There's a choice of pencils, watercolour and oil paints to use for each canvas, the latter two of which require you to blend colours by dragging different ones onto a palette until you get the desired mix. You then slop it on as required, zooming in on the picture to work on the fine detail.

Here's the point of contention, though: to think that the DS's stylus and tiny screen are appropriate tools to imitate the brushstrokes of the past masters is plainly ridiculous. It can't do it. It can't match the strokes of a paintbrush with any sort of precision, nor can the screen's resolution do justice to the paintings on offer. Even my best-intentioned efforts (and, fair point, I'm rubbish at art) made it look like I'd scribbled over the page with a stubby crayon.

Granted, practice makes perfect. Then again, why would those with patience spend time getting creative in a package that is eminently too inept for its grand artistic ambitions? Even the best endeavour seems futile in the face of a clunky control system and a lack of strong visual feedback. To call it a relaxing piece of leisure software doesn't excuse it, either. It needn't be said that a piece of paper and a few paint pots will yield more satisfying and creative results than putting in the effort here.

4/10

Cooking Mama 2: Dinner With Friends

  • Developer: Office Create
  • Publisher: 505 Games

In these days when Jamie Oliver and chums are trying to drill the message into our blubbery heads that we should chuck the pre-packaged additive-rich lasagnes in favour of fresh home-made ingredients, the first Cooking Mama couldn't have come at a better time. Similarly, in the days when the DS was beginning to fully blossom and show what it could really do with its control system, this bubbly cookery sim came at just the right moment.

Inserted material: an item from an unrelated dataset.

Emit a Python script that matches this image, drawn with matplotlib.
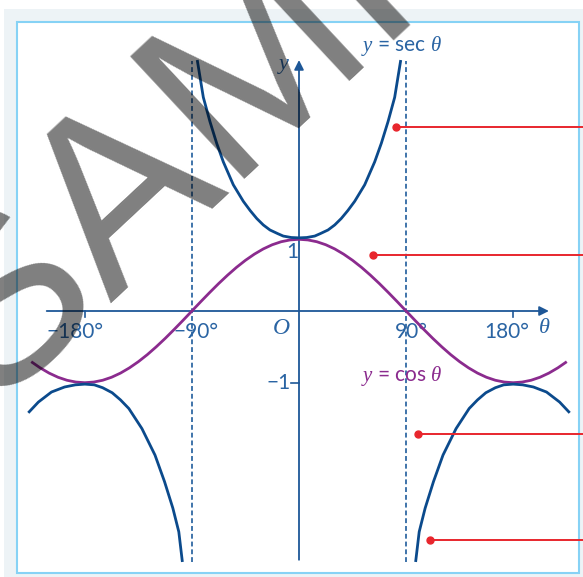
import matplotlib
matplotlib.use("Agg")
import matplotlib.pyplot as plt
from matplotlib.patches import Rectangle

# ---------------- data ----------------
cos_theta = [-225, -217.5, -210, -202.5, -195, -187.5, -180, -172.5, -165, -157.5, -150,
             -142.5, -135, -127.5, -120, -112.5, -105, -97.5, -90, -82.5, -75, -67.5, -60,
             -52.5, -45, -37.5, -30, -22.5, -15, -7.5, 0, 7.5, 15, 22.5, 30, 37.5, 45, 52.5,
             60, 67.5, 75, 82.5, 90, 97.5, 105, 112.5, 120, 127.5, 135, 142.5, 150, 157.5,
             165, 172.5, 180, 187.5, 195, 202.5, 210, 217.5, 225]
cos_vals = [-0.707, -0.793, -0.866, -0.924, -0.966, -0.991, -1.0, -0.991, -0.966, -0.924, -0.866,
            -0.793, -0.707, -0.609, -0.5, -0.383, -0.259, -0.131, 0.0, 0.131, 0.259, 0.383, 0.5,
            0.609, 0.707, 0.793, 0.866, 0.924, 0.966, 0.991, 1.0, 0.991, 0.966, 0.924, 0.866,
            0.793, 0.707, 0.609, 0.5, 0.383, 0.259, 0.131, 0.0, -0.131, -0.259, -0.383, -0.5,
            -0.609, -0.707, -0.793, -0.866, -0.924, -0.966, -0.991, -1.0, -0.991, -0.966, -0.924,
            -0.866, -0.793, -0.707]

# middle branch of sec
sec_mid_theta = [-85.5, -80.4, -74.8, -69.2, -63.6, -55.2, -46.8, -41, -35.5, -30, -24.4, -18,
                 -13.2, -6.5, 0, 6.5, 13.2, 18, 24.4, 30, 35.5, 41, 46.8, 55.2, 63.6, 69.2, 74.8,
                 80.4, 85.5]
sec_mid_vals = [3.50, 2.98, 2.64, 2.34, 2.08, 1.76, 1.53, 1.40, 1.29, 1.20, 1.13, 1.08,
                1.045, 1.025, 1.02, 1.025, 1.045, 1.08, 1.13, 1.20, 1.29, 1.40, 1.53, 1.76, 2.08,
                2.34, 2.64, 2.98, 3.50]

# left outer branch of sec
sec_left_theta = [-227.5, -219, -208, -197, -188, -180, -172, -165, -157, -150, -143, -132, -121,
                  -113, -106, -101, -98]
sec_left_vals = [-1.42, -1.27, -1.13, -1.06, -1.03, -1.02, -1.03, -1.07, -1.14, -1.24, -1.36, -1.64,
                 -2.01, -2.38, -2.75, -3.08, -3.50]

# right outer branch of sec
sec_right_theta = [98, 101, 106, 113, 121, 132, 143, 150, 157, 165, 172, 180, 188, 197, 208, 219, 227.5]
sec_right_vals = [-3.50, -3.08, -2.75, -2.38, -2.01, -1.64, -1.36, -1.24, -1.14, -1.07, -1.03, -1.02,
                  -1.03, -1.06, -1.13, -1.27, -1.42]

asymptotes = [-90, 90]
x_tick_vals = [-180, -90, 90, 180]
x_tick_labels = ["\u2212180\u00b0", "\u221290\u00b0", "90\u00b0", "180\u00b0"]
y_tick_vals = [1, -1]
y_tick_labels = ["1", "\u22121"]

# red pointer lines (start point of each)
pointer_theta = [81.5, 62.2, 99.7, 109.8]
pointer_vals = [2.56, 0.78, -1.71, -3.20]

# ---------------- figure ----------------
W, H = 583, 577
fig = plt.figure(figsize=(W / 100, H / 100), dpi=100)
fig.patch.set_facecolor("white")

plt.rcParams["mathtext.fontset"] = "custom"
plt.rcParams["mathtext.it"] = "Liberation Serif:italic"
plt.rcParams["mathtext.rm"] = "Liberation Serif"


def fx(px):
    return px / W


def fy(py):
    return 1 - py / H


# outer grey band and framed white panel
fig.patches.append(Rectangle((fx(4), fy(577)), fx(583) - fx(4), fy(9) - fy(577),
                             transform=fig.transFigure, facecolor="#edf3f6", edgecolor="none", zorder=0))
fig.patches.append(Rectangle((fx(16.5), fy(572.5)), fx(579) - fx(16.5), fy(22) - fy(572.5),
                             transform=fig.transFigure, facecolor="white", edgecolor="#86d2f5",
                             linewidth=1.5, zorder=0.5))

ax = fig.add_axes([0, 0, 1, 1])
ax.set_zorder(2)
ax.patch.set_alpha(0)
ax.set_xlim((0 - 299) / 1.19, (583 - 299) / 1.19)
ax.set_ylim((311 - 577) / 71.7, 311 / 71.7)
ax.axis("off")

axis_col = "#1e5797"
label_col = "#2a64a3"
sec_col = "#0b4a8c"
cos_col = "#8b2b8e"
dash_col = "#3f74aa"
red = "#e8262d"

# asymptotes
for a in asymptotes:
    ax.plot([a, a], [-3.50, 3.48], color=dash_col, lw=1.4, ls=(0, (2.5, 1.5)), zorder=2)

# axes with arrows
ax.annotate("", xy=(210, 0), xytext=(-212, 0),
            arrowprops=dict(arrowstyle="-|>", color=axis_col, lw=1.3, mutation_scale=14,
                            shrinkA=0, shrinkB=0), zorder=3)
ax.annotate("", xy=(0, 3.50), xytext=(0, -3.47),
            arrowprops=dict(arrowstyle="-|>", color=axis_col, lw=1.3, mutation_scale=14,
                            shrinkA=0, shrinkB=0), zorder=3)

# ticks
for t in [-180, 180]:
    ax.plot([t, t], [0.0, -0.08], color=axis_col, lw=1.2, zorder=3)
ax.plot([-7, 0], [-1, -1], color=axis_col, lw=1.2, zorder=3)

# curves
ax.plot(cos_theta, cos_vals, color=cos_col, lw=2.0, zorder=4, solid_capstyle="butt")
ax.plot(sec_mid_theta, sec_mid_vals, color=sec_col, lw=2.0, zorder=5, solid_capstyle="butt")
ax.plot(sec_left_theta, sec_left_vals, color=sec_col, lw=2.0, zorder=5, solid_capstyle="butt")
ax.plot(sec_right_theta, sec_right_vals, color=sec_col, lw=2.0, zorder=5, solid_capstyle="butt")

# labels
lab_font = dict(family=["Lato", "DejaVu Sans"], fontweight="normal")
label_x_off = [-8.5, 3.5, 4.5, -5.5]
for v, s, off in zip(x_tick_vals, x_tick_labels, label_x_off):
    ax.text(v + off, -0.29, s, color=label_col, fontsize=15, ha="center", va="center", **lab_font)
ax.text(-5.5, 0.82, y_tick_labels[0], color=label_col, fontsize=15, ha="center", va="center", **lab_font)
ax.text(-17.5, -1.0, y_tick_labels[1], color=label_col, fontsize=15, ha="center", va="center", **lab_font)
ax.text(-14.5, -0.24, "O", color=label_col, fontsize=17, ha="center", va="center",
        family="Liberation Serif", style="italic")
ax.text(206, -0.22, r"$\theta$", color=label_col, fontsize=16, ha="center", va="center")
ax.text(-12.5, 3.42, r"$y$", color=label_col, fontsize=16, ha="center", va="center")
ax.text((401 - 299) / 1.19, (311 - 46) / 71.7, r"$y$ = sec $\theta$", color=label_col, fontsize=15,
        ha="center", va="center", **lab_font)
ax.text((402 - 299) / 1.19, (311 - 376) / 71.7, r"$y$ = cos $\theta$", color=cos_col, fontsize=15,
        ha="center", va="center", **lab_font)

# red pointer lines
x_right = (583 - 299) / 1.19
for t, v in zip(pointer_theta, pointer_vals):
    ax.plot([t, x_right], [v, v], color=red, lw=1.4, zorder=6, clip_on=False)
    ax.plot([t], [v], marker="o", ms=5, color=red, zorder=6, clip_on=False)

# watermark
fig.text(fx(352), fy(68), "SAMPLE", fontsize=176, family="Liberation Sans",
         color="black", alpha=0.5, rotation=43, rotation_mode="anchor", ha="center", va="baseline",
         zorder=20)

fig.savefig("out.png", dpi=100)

Translating the culinary art into stylus taps, scribbles and swipes proved a likeable choice. Mama's world is as cheery and colourful as they come, and her easy-to-understand cookery tasks make it accessible to all. While it never took the world by storm, it appealed to those of the more casual persuasion to which it pandered.

Unfortunately, the fishbone in the kedgeree was that it soon became repetitive, a problem that can't help reoccurring in the sequel given its remarkable similarity to the first. As before, each recipe is split into self-contained micro tasks like breaking eggs, kneading dough, etc, and the various methods used in numerous recipes keep cropping up again and again. There's only one way to chop an onion, for instance, so expect to see that in any recipe that requires it.

5

Mama's Tapeworm Surprise didn't go down as well as she would have liked.

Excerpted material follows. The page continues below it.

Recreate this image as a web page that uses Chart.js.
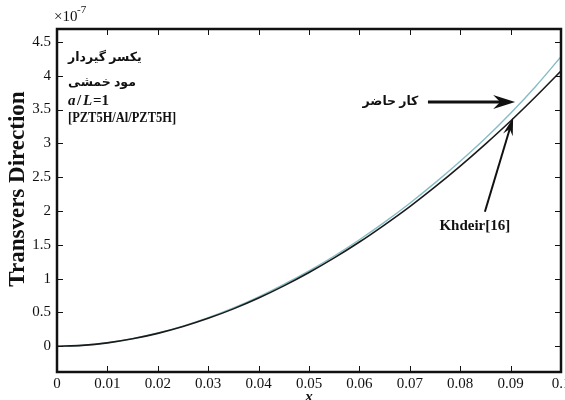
<!DOCTYPE html>
<html>
<head>
<meta charset="utf-8">
<script src="https://cdn.jsdelivr.net/npm/chart.js@4"></script>
<style>
  html, body { margin: 0; padding: 0; background: #fff; }
  #wrap { width: 565px; height: 400px; }
</style>
</head>
<body>
<div id="wrap"><canvas id="c"></canvas></div>
<script>
// x positions along the beam
const xs = [0, 0.005, 0.01, 0.015, 0.02, 0.025, 0.03, 0.035, 0.04, 0.045, 0.05,
  0.055, 0.06, 0.065, 0.07, 0.075, 0.08, 0.085, 0.09, 0.095, 0.1];
// present work (x1e-7)
const presentWork = [0, 0.015, 0.053, 0.114, 0.196, 0.299, 0.423, 0.567, 0.731, 0.915, 1.115,
  1.335, 1.575, 1.835, 2.115, 2.415, 2.735, 3.075, 3.445, 3.845, 4.28];
// Khdeir [16] (x1e-7)
const khdeir = [0, 0.014, 0.051, 0.111, 0.191, 0.292, 0.413, 0.553, 0.713, 0.893, 1.091,
  1.307, 1.541, 1.796, 2.066, 2.356, 2.664, 2.989, 3.33, 3.692, 4.07];

const xTicks = [0, 0.01, 0.02, 0.03, 0.04, 0.05, 0.06, 0.07, 0.08, 0.09, 0.1];
const xTickLabels = ['0', '0.01', '0.02', '0.03', '0.04', '0.05', '0.06', '0.07', '0.08', '0.09', '0.1'];
const yTicks = [0, 0.5, 1, 1.5, 2, 2.5, 3, 3.5, 4, 4.5];
const yTickLabels = ['0', '0.5', '1', '1.5', '2', '2.5', '3', '3.5', '4', '4.5'];

const serif = '"Liberation Serif", "Times New Roman", "DejaVu Serif", serif';
const mixed = '"Liberation Serif", "DejaVu Sans", serif';

// box, inward ticks, notes and arrows
const decor = {
  id: 'decor',
  afterDraw(chart) {
    const { ctx, chartArea: a, scales: { x, y } } = chart;
    ctx.save();
    ctx.strokeStyle = '#111';
    ctx.lineWidth = 1;
    xTicks.forEach(v => {
      const px = Math.round(x.getPixelForValue(v)) + 0.5;
      ctx.beginPath();
      ctx.moveTo(px, a.bottom); ctx.lineTo(px, a.bottom - 6);
      ctx.moveTo(px, a.top); ctx.lineTo(px, a.top + 6);
      ctx.stroke();
    });
    yTicks.forEach(v => {
      const py = Math.round(y.getPixelForValue(v)) + 0.5;
      ctx.beginPath();
      ctx.moveTo(a.left, py); ctx.lineTo(a.left + 6, py);
      ctx.moveTo(a.right, py); ctx.lineTo(a.right - 6, py);
      ctx.stroke();
    });
    ctx.lineWidth = 2.5;
    ctx.strokeRect(a.left, a.top, a.right - a.left, a.bottom - a.top);

    ctx.fillStyle = '#111';
    // exponent
    ctx.font = '15px ' + serif;
    ctx.textBaseline = 'alphabetic';
    ctx.textAlign = 'left';
    ctx.fillText('\u00d710', 54, 21);
    ctx.font = '11px ' + serif;
    ctx.fillText('-7', 77, 13);

    // axis titles
    ctx.save();
    ctx.translate(18, 189);
    ctx.rotate(-Math.PI / 2);
    ctx.textAlign = 'center';
    ctx.textBaseline = 'middle';
    ctx.font = 'bold 23px ' + serif;
    ctx.fillText('Transvers Direction', 0, 0);
    ctx.restore();
    ctx.font = 'italic bold 15px ' + serif;
    ctx.textAlign = 'center';
    ctx.textBaseline = 'top';
    ctx.fillText('x', (a.left + a.right) / 2, 390);

    // notes box text
    ctx.textAlign = 'left';
    ctx.textBaseline = 'middle';
    ctx.font = 'bold 12.5px ' + mixed;
    ctx.fillText('یکسر گیردار', 68, 58);
    ctx.fillText('مود خمشی', 68, 83);
    ctx.font = 'bold italic 15px ' + serif;
    ctx.fillText('a', 68, 101);
    ctx.font = 'bold 15px ' + serif;
    ctx.fillText('/', 77, 101);
    ctx.font = 'bold italic 15px ' + serif;
    ctx.fillText('L', 83, 101);
    ctx.font = 'bold 15px ' + serif;
    ctx.fillText('=1', 93, 101);
    ctx.save();
    ctx.translate(68, 118);
    ctx.scale(0.86, 1);
    ctx.font = 'bold 14.5px ' + serif;
    ctx.fillText('[PZT5H/Al/PZT5H]', 0, 0);
    ctx.restore();

    // arrow to present work
    const ax0 = x.getPixelForValue(0.0736), ay = y.getPixelForValue(3.61);
    const ax1 = x.getPixelForValue(0.0909);
    ctx.strokeStyle = '#111';
    ctx.lineWidth = 3;
    ctx.beginPath();
    ctx.moveTo(ax0, ay); ctx.lineTo(ax1 - 14, ay);
    ctx.stroke();
    ctx.beginPath();
    ctx.moveTo(ax1, ay);
    ctx.lineTo(ax1 - 22, ay - 7);
    ctx.lineTo(ax1 - 15, ay);
    ctx.lineTo(ax1 - 22, ay + 7);
    ctx.closePath();
    ctx.fill();
    ctx.font = 'bold 12.5px ' + mixed;
    ctx.textAlign = 'right';
    ctx.fillText('کار حاضر', x.getPixelForValue(0.0717), ay);

    // arrow to Khdeir
    const bx0 = x.getPixelForValue(0.0849), by0 = y.getPixelForValue(1.99);
    const bx1 = x.getPixelForValue(0.0905), by1 = y.getPixelForValue(3.38);
    const ang = Math.atan2(by1 - by0, bx1 - bx0);
    ctx.lineWidth = 2;
    ctx.beginPath();
    ctx.moveTo(bx0, by0);
    ctx.lineTo(bx1 - 10 * Math.cos(ang), by1 - 10 * Math.sin(ang));
    ctx.stroke();
    ctx.beginPath();
    ctx.moveTo(bx1, by1);
    ctx.lineTo(bx1 - 18 * Math.cos(ang) + 5 * Math.sin(ang), by1 - 18 * Math.sin(ang) - 5 * Math.cos(ang));
    ctx.lineTo(bx1 - 12 * Math.cos(ang), by1 - 12 * Math.sin(ang));
    ctx.lineTo(bx1 - 18 * Math.cos(ang) - 5 * Math.sin(ang), by1 - 18 * Math.sin(ang) + 5 * Math.cos(ang));
    ctx.closePath();
    ctx.fill();
    ctx.font = 'bold 15px ' + serif;
    ctx.textAlign = 'center';
    ctx.fillText('Khdeir[16]', x.getPixelForValue(0.0829), y.getPixelForValue(1.77));
    ctx.restore();
  }
};

new Chart(document.getElementById('c'), {
  type: 'line',
  data: {
    datasets: [
      {
        label: 'Khdeir[16]',
        data: xs.map((v, i) => ({ x: v, y: khdeir[i] })),
        borderColor: '#1a1a1a',
        borderWidth: 1.6,
        pointRadius: 0,
        cubicInterpolationMode: 'monotone'
      },
      {
        label: 'Present work',
        data: xs.map((v, i) => ({ x: v, y: presentWork[i] })),
        borderColor: '#86bcc4',
        borderWidth: 1.4,
        pointRadius: 0,
        cubicInterpolationMode: 'monotone'
      }
    ]
  },
  options: {
    responsive: true,
    maintainAspectRatio: false,
    animation: false,
    layout: { padding: { top: 29, right: 4, left: 0, bottom: 0 } },
    plugins: {
      legend: { display: false },
      tooltip: { enabled: false }
    },
    scales: {
      x: {
        type: 'linear',
        min: 0,
        max: 0.1,
        grid: { display: false, tickLength: 0 },
        border: { display: false },
        afterBuildTicks: s => { s.ticks = xTicks.map(v => ({ value: v })); },
        afterFit: s => { s.height = 28; s.paddingLeft = 0; s.paddingRight = 0; },
        ticks: {
          padding: 3,
          maxRotation: 0,
          autoSkip: false,
          color: '#111',
          font: { family: serif, size: 15 },
          callback: v => xTickLabels[xTicks.indexOf(v)]
        }
      },
      y: {
        min: -0.38,
        max: 4.69,
        grid: { display: false, tickLength: 0 },
        border: { display: false },
        afterBuildTicks: s => { s.ticks = yTicks.map(v => ({ value: v })); },
        afterFit: s => { s.width = 57; s.paddingTop = 0; s.paddingBottom = 0; },
        ticks: {
          padding: 6,
          autoSkip: false,
          color: '#111',
          font: { family: serif, size: 15 },
          callback: v => yTickLabels[yTicks.indexOf(v)]
        }
      }
    }
  },
  plugins: [decor]
});
</script>
</body>
</html>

Likewise, as we said before, there's no real progression of difficulty from the first to the last. Trauma Centre with a spatula, this is not. Your only challenge after exhausting what's on offer is to try to beat recipes without making a mistake or upping your score in the mini-games. Rewards do however come in the form of bonus items when things go right, with which you can decorate your kitchen and dress up Mama.

The Dinner With Friends subtitle, then, isn't all its cracked up to be. In single-player games you can cook recipes you've learned for some of Mama's chums, which boils down [I'm watching you, Lyon - Ed] to repeating the same recipes you played in the main game in the guise of impressing somebody other than Mama. Multiplayer, meanwhile, is all about who can beat the mini-game challenges the fastest.

Given its similarity to the first, it's hardly an essential purchase, but if you haven't experienced it already then this is the one to get, or at least sneak a go on after buying it for a younger member of the family. It's simple, but has noodles of charm [that's it - Ed].